— The task —
Single out each line with the word "Output" and copy it.

— Data to use —
════════════════════

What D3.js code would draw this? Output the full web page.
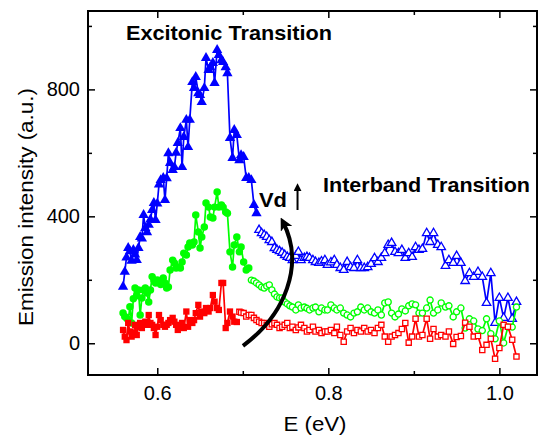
<!DOCTYPE html>
<html><head><meta charset="utf-8">
<script src="https://cdn.jsdelivr.net/npm/d3@7"></script>
<style>body{margin:0;background:#fff}svg{display:block;font-family:"Liberation Sans",Arial,Helvetica,sans-serif}</style>
</head><body><svg id="c" width="538" height="436"></svg>
<script>
// Photon energy grid (eV), shared by all three spectra
const energy = [
 0.560,0.562,0.564,0.566,0.568,0.570,0.572,0.574,0.576,0.578,0.580,0.582,0.584,0.586,0.588,0.590,0.592,0.594,0.596,0.598,0.600,
 0.602,0.604,0.607,0.609,0.611,0.613,0.615,0.618,0.620,0.622,0.624,0.627,0.629,0.631,0.634,0.636,0.638,0.641,0.643,0.645,0.648,0.650,
 0.652,0.655,0.657,0.660,0.662,0.665,0.667,0.670,0.672,0.675,0.677,0.680,0.682,0.685,0.688,0.690,0.693,0.696,0.698,0.701,
 0.704,0.707,0.710,0.713,0.716,0.719,0.722,0.725,0.728,0.731,0.734,0.737,0.740,0.743,0.746,0.749,0.752,
 0.755,0.758,0.762,0.765,0.768,0.772,0.775,0.778,0.782,0.785,0.789,0.792,0.796,0.799,
 0.803,0.807,0.810,0.814,0.818,0.822,0.826,0.830,0.834,0.838,0.842,0.846,
 0.850,0.854,0.858,0.862,0.866,0.870,0.874,0.878,0.882,0.886,0.890,0.894,0.898,0.902,0.906,0.910,0.915,0.919,0.923,0.928,
 0.932,0.937,0.941,0.946,0.950,0.955,0.960,0.965,0.970,0.975,0.980,0.985,0.990,0.995,1.000,1.005,1.010,1.015,1.020
];
// Emission intensity (a.u.), highest drain voltage (blue triangles)
const blueHigh = [
 178,225,270,300,290,260,294,280,262,300,335,330,404,363,350,373,390,420,442,388,440,
 500,514,521,451,520,599,568,546,555,600,631,678,555,650,704,618,704,823,804,839,788,782,
 760,804,899,861,870,883,820,924,908,892,886,870,851,647,584,672,656,577,593,587,
 521,521,514,436,410,357,347,341,335,325,319,300,294,290,285,278,272,
 269,262,275,288,262,269,272,269,262,256,253,258,262,247,
 255,262,247,237,231,256,240,237,262,237,237,240,
 250,268,256,269,284,310,316,288,284,294,269,284,272,303,294,297,347,319,347,310,
 303,244,262,253,275,253,196,221,209,225,209,127,221,64,143,80,143,77,130
];
// middle drain voltage (green circles)
const greenMid = [
 95,84,80,73,115,64,140,174,150,168,89,143,168,174,158,130,168,210,199,190,199,
 195,185,206,190,174,177,231,262,253,237,240,237,256,284,278,303,316,310,319,404,351,300,
 335,366,442,429,398,395,429,477,429,436,429,414,410,288,240,310,335,288,303,256,
 231,237,199,196,190,184,177,174,180,184,168,155,146,143,143,130,124,
 118,114,105,121,111,114,110,105,111,114,99,111,105,105,
 121,111,105,111,95,89,83,95,99,114,105,111,
 99,95,105,89,127,130,95,83,92,108,102,118,124,121,95,95,111,136,95,105,
 127,114,118,83,99,111,48,77,70,45,40,77,30,14,70,1,51,51,114
];
// lowest drain voltage (red squares)
const redLow = [
 42,21,10,64,37,21,32,58,26,52,64,48,58,68,58,89,64,58,48,26,52,
 89,73,58,52,58,64,73,80,68,58,42,52,64,48,100,52,73,64,73,95,121,84,
 100,95,111,100,111,152,131,111,105,190,190,48,64,100,84,68,67,99,97,95,
 84,89,89,80,73,68,64,64,58,52,60,64,58,48,52,58,64,
 48,52,42,50,58,48,37,42,52,37,42,32,37,37,
 42,32,52,26,5,37,48,32,42,37,48,37,
 42,32,48,58,21,5,21,26,32,45,64,2,21,77,21,26,77,14,45,21,
 26,21,37,-2,20,23,65,52,21,23,-21,-5,14,-49,-15,58,52,11,-42
];
// last energy of the filled-marker (excitonic) segment of each spectrum
const splitEnergy = [0.716, 0.707, 0.693];
const xMajor = [0.6, 0.8, 1.0];
const xMinor = [0.7, 0.9];
const yMajor = [0, 400, 800];
const yMinor = [200, 600, 1000];

const L = 88, R = 537, T = 11, B = 375;
const svg = d3.select('#c');
const x = d3.scaleLinear().domain([0.519, 1.044]).range([L, R]);
const y = d3.scaleLinear().domain([-100, 1047]).range([B, T]);

svg.append('defs').append('clipPath').attr('id', 'clip')
  .append('rect').attr('x', L).attr('y', T).attr('width', R - L).attr('height', B - T);

const series = [
  {vals: blueHigh, color: '#0000ff', sym: d3.symbolTriangle, size: 46, split: splitEnergy[0]},
  {vals: greenMid, color: '#00ff00', sym: d3.symbolCircle, size: 44, split: splitEnergy[1]},
  {vals: redLow, color: '#ff0000', sym: d3.symbolSquare, size: 40, split: splitEnergy[2]}
];
const plot = svg.append('g').attr('clip-path', 'url(#clip)');
const line = d3.line().x(p => x(p.e)).y(p => y(p.v));
series.forEach(s => {
  const pts = energy.map((e, i) => ({e, v: s.vals[i]}));
  const filled = pts.filter(p => p.e <= s.split + 1e-9);
  const open = pts.filter(p => p.e > s.split + 1e-9);
  const g = plot.append('g');
  [filled, open].forEach(seg => g.append('path').attr('d', line(seg))
    .attr('fill', 'none').attr('stroke', s.color).attr('stroke-width', 1.7).attr('stroke-linejoin', 'round'));
  const sym = d3.symbol().type(s.sym).size(s.size);
  g.selectAll('.f').data(filled).enter().append('path')
    .attr('transform', p => `translate(${x(p.e)},${y(p.v)})`).attr('d', sym).attr('fill', s.color);
  g.selectAll('.o').data(open).enter().append('path')
    .attr('transform', p => `translate(${x(p.e)},${y(p.v)})`).attr('d', d3.symbol().type(s.sym).size(s.size * 0.68))
    .attr('fill', '#fff').attr('stroke', s.color).attr('stroke-width', 1.3);
});

// axes (ticks pointing inward, mirrored)
function styleAxis(g) { g.select('.domain').remove(); g.selectAll('line').attr('stroke', '#000').attr('stroke-width', 1.5); }
const tickFont = g => g.selectAll('text').attr('font-size', 20).attr('font-family', 'Liberation Sans, Arial').attr('fill', '#000');
svg.append('g').attr('transform', `translate(0,${B})`)
  .call(d3.axisBottom(x).tickValues(xMajor).tickSizeInner(-7).tickSizeOuter(0).tickPadding(11).tickFormat(d3.format('.1f')))
  .call(styleAxis).call(tickFont);
svg.append('g').attr('transform', `translate(0,${B})`)
  .call(d3.axisBottom(x).tickValues(xMinor).tickSizeInner(-4).tickSizeOuter(0).tickFormat('')).call(styleAxis);
svg.append('g').attr('transform', `translate(0,${T})`)
  .call(d3.axisTop(x).tickValues(xMajor).tickSizeInner(-7).tickSizeOuter(0).tickFormat('')).call(styleAxis);
svg.append('g').attr('transform', `translate(0,${T})`)
  .call(d3.axisTop(x).tickValues(xMinor).tickSizeInner(-4).tickSizeOuter(0).tickFormat('')).call(styleAxis);
svg.append('g').attr('transform', `translate(${L},0)`)
  .call(d3.axisLeft(y).tickValues(yMajor).tickSizeInner(-7).tickSizeOuter(0).tickPadding(8).tickFormat(d3.format('d')))
  .call(styleAxis).call(tickFont);
svg.append('g').attr('transform', `translate(${L},0)`)
  .call(d3.axisLeft(y).tickValues(yMinor).tickSizeInner(-4).tickSizeOuter(0).tickFormat('')).call(styleAxis);
svg.append('g').attr('transform', `translate(${R},0)`)
  .call(d3.axisRight(y).tickValues(yMajor).tickSizeInner(-7).tickSizeOuter(0).tickFormat('')).call(styleAxis);
svg.append('g').attr('transform', `translate(${R},0)`)
  .call(d3.axisRight(y).tickValues(yMinor).tickSizeInner(-4).tickSizeOuter(0).tickFormat('')).call(styleAxis);
svg.append('rect').attr('x', L).attr('y', T).attr('width', R - L).attr('height', B - T)
  .attr('fill', 'none').attr('stroke', '#000').attr('stroke-width', 2);

// axis titles
svg.append('text').attr('x', 315).attr('y', 431).attr('text-anchor', 'middle')
  .attr('font-size', 21).attr('textLength', 63).attr('lengthAdjust', 'spacingAndGlyphs').text('E (eV)');
svg.append('text').attr('transform', 'translate(33,207) rotate(-90)').attr('text-anchor', 'middle')
  .attr('font-size', 21).attr('textLength', 238).attr('lengthAdjust', 'spacingAndGlyphs').text('Emission intensity (a.u.)');

// annotations
svg.append('text').attr('x', 126).attr('y', 40).attr('font-size', 20.5).attr('font-weight', 'bold')
  .attr('textLength', 206).attr('lengthAdjust', 'spacingAndGlyphs').text('Excitonic Transition');
svg.append('text').attr('x', 323).attr('y', 192).attr('font-size', 20.5).attr('font-weight', 'bold')
  .attr('textLength', 207).attr('lengthAdjust', 'spacingAndGlyphs').text('Interband Transition');
svg.append('text').attr('x', 259).attr('y', 207).attr('font-size', 20.5).attr('font-weight', 'bold')
  .attr('textLength', 28).attr('lengthAdjust', 'spacingAndGlyphs').text('Vd');

const defs = svg.select('defs');
defs.append('marker').attr('id', 'head').attr('viewBox', '0 0 10 10').attr('refX', 6).attr('refY', 5)
  .attr('markerWidth', 3.2).attr('markerHeight', 3.2).attr('orient', 'auto')
  .append('path').attr('d', 'M0,0 L10,5 L0,10 L2.5,5 Z').attr('fill', '#000');
defs.append('marker').attr('id', 'head2').attr('viewBox', '0 0 10 10').attr('refX', 5).attr('refY', 5)
  .attr('markerWidth', 4).attr('markerHeight', 4).attr('orient', 'auto')
  .append('path').attr('d', 'M0,0 L10,5 L0,10 Z').attr('fill', '#000');

// curved "Vd increasing" arrow, defined in data coordinates
const arrowPts = [[0.7002, -8], [0.7494, 89], [0.7727, 247], [0.7470, 382]];
const ap = d3.path();
ap.moveTo(x(arrowPts[0][0]), y(arrowPts[0][1]));
ap.bezierCurveTo(x(arrowPts[1][0]), y(arrowPts[1][1]), x(arrowPts[2][0]), y(arrowPts[2][1]), x(arrowPts[3][0]), y(arrowPts[3][1]));
svg.append('path').attr('d', ap.toString()).attr('fill', 'none').attr('stroke', '#000')
  .attr('stroke-width', 4).attr('marker-end', 'url(#head)');
// small up arrow next to Vd
svg.append('line').attr('x1', x(0.764)).attr('x2', x(0.764)).attr('y1', y(420)).attr('y2', y(492))
  .attr('stroke', '#000').attr('stroke-width', 2).attr('marker-end', 'url(#head2)');
</script></body></html>
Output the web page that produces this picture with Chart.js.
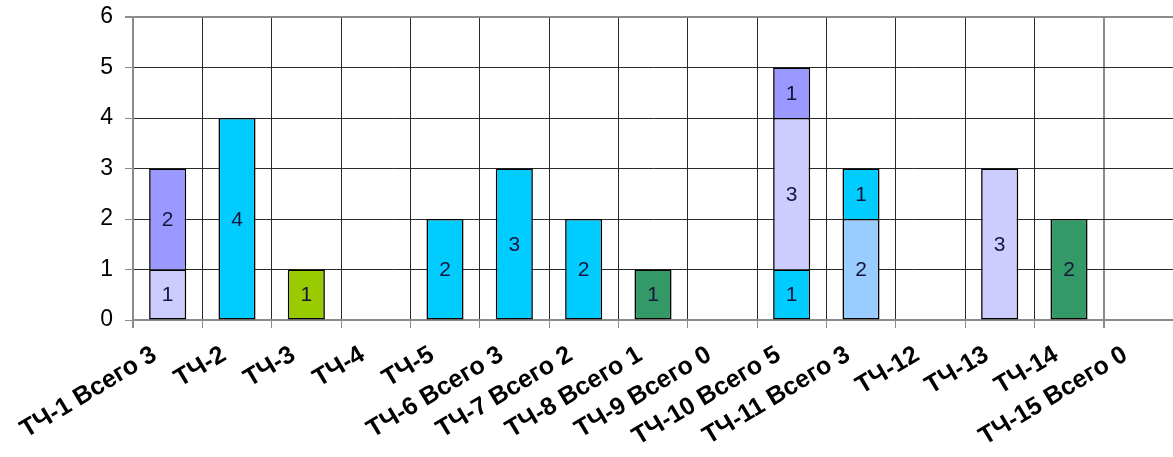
<!DOCTYPE html>
<html>
<head>
<meta charset="utf-8">
<script src="https://cdn.jsdelivr.net/npm/chart.js@4/dist/chart.umd.min.js"></script>
<style>
  html, body { margin: 0; padding: 0; background: #ffffff; overflow: hidden; }
  #wrap { width: 1173px; height: 457px; }
</style>
</head>
<body>
<div id="wrap"><canvas id="chart" width="1173" height="457"></canvas></div>
<script>
// Categories along the x axis
const categories = [
  'ТЧ-1 Всего 3', 'ТЧ-2', 'ТЧ-3', 'ТЧ-4', 'ТЧ-5',
  'ТЧ-6 Всего 3', 'ТЧ-7 Всего 2', 'ТЧ-8 Всего 1', 'ТЧ-9 Всего 0', 'ТЧ-10 Всего 5',
  'ТЧ-11 Всего 3', 'ТЧ-12', 'ТЧ-13', 'ТЧ-14', 'ТЧ-15 Всего 0'
];

// Stacked series, bottom to top (null = no segment)
const seriesLightBlue  = [null, null, null, null, null, null, null, null, null, null, 2, null, null, null, null];
const seriesCyan       = [null, 4, null, null, 2, 3, 2, null, null, 1, 1, null, null, null, null];
const seriesLavender   = [1, null, null, null, null, null, null, null, null, 3, null, null, 3, null, null];
const seriesPeriwinkle = [2, null, null, null, null, null, null, null, null, 1, null, null, null, null, null];
const seriesLime       = [null, null, 1, null, null, null, null, null, null, null, null, null, null, null, null];
const seriesGreen      = [null, null, null, null, null, null, null, 1, null, null, null, null, null, 2, null];

// Y axis tick values
const yTicks = [0, 1, 2, 3, 4, 5, 6];

const seriesList = [
  { name: 'Серия 1', data: seriesLightBlue,  color: '#99CCFF' },
  { name: 'Серия 2', data: seriesCyan,       color: '#00CCFF' },
  { name: 'Серия 3', data: seriesLavender,   color: '#CCCCFF' },
  { name: 'Серия 4', data: seriesPeriwinkle, color: '#9999FF' },
  { name: 'Серия 5', data: seriesLime,       color: '#99CC00' },
  { name: 'Серия 6', data: seriesGreen,      color: '#339966' }
];

// Single dividing line between stacked segments: only the lowest segment gets a bottom edge
function segmentBorder(ctx) {
  const i = ctx.dataIndex;
  const sets = ctx.chart.data.datasets;
  const lowest = sets.findIndex(d => d.data[i] != null && d.data[i] > 0);
  const w = 1.6;
  return { top: w, left: w, right: w, bottom: ctx.datasetIndex === lowest ? w : 0 };
}

// Value printed in the middle of each segment
const segmentLabels = {
  id: 'segmentLabels',
  afterDatasetsDraw(chart) {
    const c = chart.ctx;
    c.save();
    c.font = '21px "Liberation Sans", Arial, sans-serif';
    c.fillStyle = '#15153a';
    c.textAlign = 'center';
    c.textBaseline = 'middle';
    chart.data.datasets.forEach((ds, di) => {
      const meta = chart.getDatasetMeta(di);
      meta.data.forEach((bar, i) => {
        const v = ds.data[i];
        if (v == null || v === 0) return;
        const p = bar.getProps(['x', 'y', 'base'], true);
        c.fillText(String(v), p.x, (p.y + p.base) / 2 + 1);
      });
    });
    c.restore();
  }
};

const gridDark = '#2a2a2a';
const gridGray = '#8c8c8c';

new Chart(document.getElementById('chart'), {
  type: 'bar',
  data: {
    labels: categories,
    datasets: seriesList.map(s => ({
      label: s.name,
      data: s.data,
      backgroundColor: s.color,
      borderColor: '#000000',
      borderWidth: segmentBorder,
      borderSkipped: false,
      barPercentage: 0.535,
      categoryPercentage: 1.0
    }))
  },
  options: {
    responsive: false,
    animation: false,
    layout: { padding: { top: 17, right: 0, bottom: 0, left: 0 } },
    plugins: {
      legend: { display: false },
      tooltip: { enabled: false }
    },
    scales: {
      x: {
        stacked: true,
        z: 1,
        grid: {
          offset: true,
          color: ctx => (ctx.index === 0 || ctx.index === categories.length - 1) ? gridGray : gridDark,
          lineWidth: ctx => (ctx.index === 0 || ctx.index === categories.length - 1) ? 2 : 1,
          tickColor: gridGray,
          tickLength: 8,
          drawTicks: true
        },
        border: { display: true, color: gridGray, width: 2 },
        ticks: {
          autoSkip: false,
          maxRotation: 31,
          minRotation: 31,
          padding: 12,
          labelOffset: -13,
          color: '#000000',
          font: { family: '"Liberation Sans", Arial, sans-serif', size: 25, weight: 'bold' }
        },
        afterFit: scale => { scale.height = 137; }
      },
      y: {
        stacked: true,
        min: yTicks[0],
        max: yTicks[yTicks.length - 1],
        afterBuildTicks: scale => { scale.ticks = yTicks.map(v => ({ value: v })); },
        grid: {
          color: ctx => (ctx.tick && ctx.tick.value === yTicks[yTicks.length - 1]) ? gridGray : gridDark,
          lineWidth: ctx => (ctx.tick && ctx.tick.value === yTicks[yTicks.length - 1]) ? 2 : 1,
          tickColor: gridGray,
          tickLength: 8
        },
        border: { display: true, color: gridGray, width: 2 },
        ticks: {
          padding: 12,
          color: '#000000',
          font: { family: '"Liberation Sans", Arial, sans-serif', size: 23 }
        },
        afterFit: scale => {
          scale.width = 133;
          scale.paddingTop = 0;
          scale.paddingBottom = 0;
        }
      }
    }
  },
  plugins: [segmentLabels]
});
</script>
</body>
</html>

════════════════════

— Completed task —
What D3.js code would draw this? Output the full web page.
Output the web page that produces this picture with Chart.js.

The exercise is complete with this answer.